誰を信じればいいのかわからない状況は実にスリリングで、サスペンス小説のようにページを捲る指が止まらない。ワインスタインは、スキャンダルを握りつぶすためにイスラエルの元モサドが運営する諜報組織「ブラックキューブ」を雇うのだが、彼らとの手に汗握る攻防もさながらスパイ小説のようだ。
それにしても、本書を読みながらつくづく考えさせられたのは、ワインスタインの犯行のワンパターンぶりである。仕事にかこつけてホテルの部屋に女性を呼び、バスローブ姿でマッサージをしてほしいと頼み、無理矢理力でねじ伏せる……。ここから思い浮かぶのは「凡庸」という言葉である。
これに対し、被害女性の物語はどれも個別具体的で、感情を揺さぶられる。彼女たちは若く、それぞれに夢があり、思い描く未来があった。そのひとりひとりの女性のかけがえのない人生をワインスタインは踏みにじった。まさに「捕まえて殺した」のだ。
本書のタイトルにはもうひとつ、「スキャンダルを捕まえて抹殺する」という意味もある。

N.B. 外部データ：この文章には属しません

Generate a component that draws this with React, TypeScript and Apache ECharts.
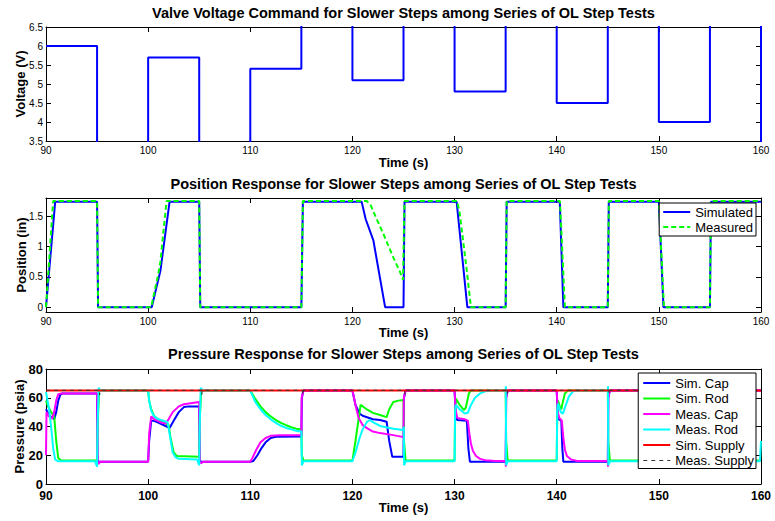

ファローが所属していたNBCにも、過去に内部告発を行なった女性たちの口を封じてきた歴史があった。ファローのスクープを握りつぶしたことでNBCの黒歴史も暴かれ、報道機関としての信用は地に墜ちた。
ある被害女性が亡くなった母親からの手紙に目を通す場面が忘れられない。「世界で一番愛する娘へ」とはじまる手紙にはこんな言葉があった。「扉がひとつ閉まると、別の扉が開くものよ」。ファローやニューヨーク・タイムズ紙の報道によってたしかに世界は変わった。多くの女性が別の扉の存在を知ったのだ。
花がどうやって開くかという話を以前読んだことがある。ひとつの細胞が刺激に反応して充実すると、別の細胞も触発されて次々に充実する。この連鎖反応によって、全体が大きく花開くのだという。私たちがいま目にしているのは、世界のあちこちで色とりどりの花々が咲きはじめた光景なのかもしれない。